FOOTNOTES:
[Footnote 55: At a summer Assizes holden at Hartfort, while the Judge was sitting upon the Bench, comes this old Tod into the Court, cloathed in a green Suit with his Leathern Girdle in his hand, his bosom open, and all on a dung sweat, as if he had run for his Life; and, being come in, he spake aloud as follows: My Lord, said he, Here is the veryest Rogue that breaths upon the face of the earth, ... My Lord, there has not been a Robbery committed this many years, within so many miles of this place but I have either been at it or privy to it.
“The Judge thought the fellow was mad, but after some conference with some of the Justices, they agreed to Indict him; and so they did, of several felonious Actions; to all of which he heartily confessed Guilty, and so was hanged with his wife at the same time....
“As for the truth of this Story, the Relator told me that he was at the same time himself in the Court, and stood within less than two yards of old Tod, when he heard him aloud to utter the words.”—Bunyan’s Life and Death of Mr. Badman, 1680.]
28. DRAMATIC IDYLS. Second Series.
[Published in July, 1880.
Poetical Works, 1889, Vol. XV.
pp. 81-163.]
The second series of Dramatic Idyls is bound together, like the first, though somewhat less closely, by a leading idea, which, whether consciously or not, is hinted at in a pointed little prologue: the idea of the paradox of human action, and the apparent antagonism between motive and result. The volume differs considerably from its precursor, and it contains nothing quite equal to the best of the earlier poems. There is more variety, perhaps, but the human interest is less intense, the stories less moving and absorbing. With less humour, there is a much more pronounced element of the grotesque. And most prominent of all is that characteristic of Browning which a great critic has called agility of intellect.

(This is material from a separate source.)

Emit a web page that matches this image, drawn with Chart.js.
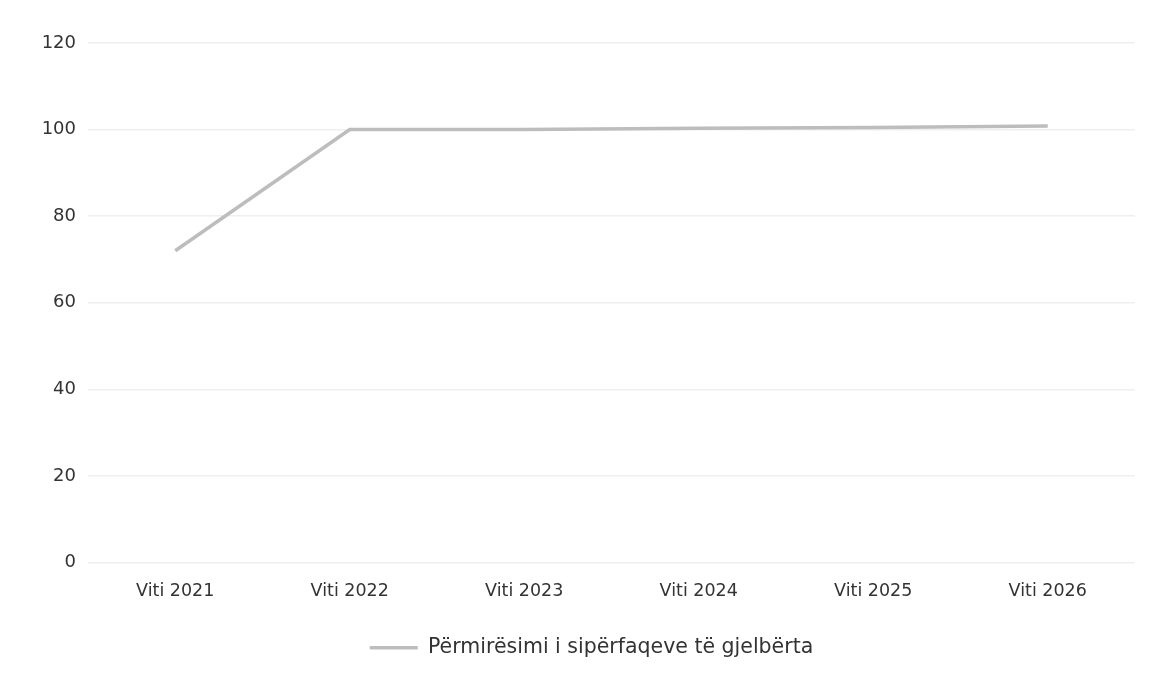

The first poem, Echetlos, is full of heroical ardour and firm, manly vigour of movement. Like Pheidippides, it is a legend of Marathon. It sings of the mysterious helper who appeared to the Greeks, in rustic garb and armed with a plough.
“But one man kept no rank
and his sole arm plied no spear,
As a flashing came and went, and a form i’
the van, the rear,
Brightened the battle up, for he blazed now
there, now here.
* * * * *
Did the steady phalanx falter?
To the rescue, at the need,
The clown was ploughing Persia, clearing Greek
earth of weed,
As he routed through the Sakian and rooted up
the Mede.”
After the battle, the man was nowhere to be seen, and inquiry was made of the oracle.
“How spake the Oracle?
’Care for no name at all!
Say but just this: We praise one helpful
whom we call
The Holder of the Ploughshare. The great
deed ne’er grows small.’”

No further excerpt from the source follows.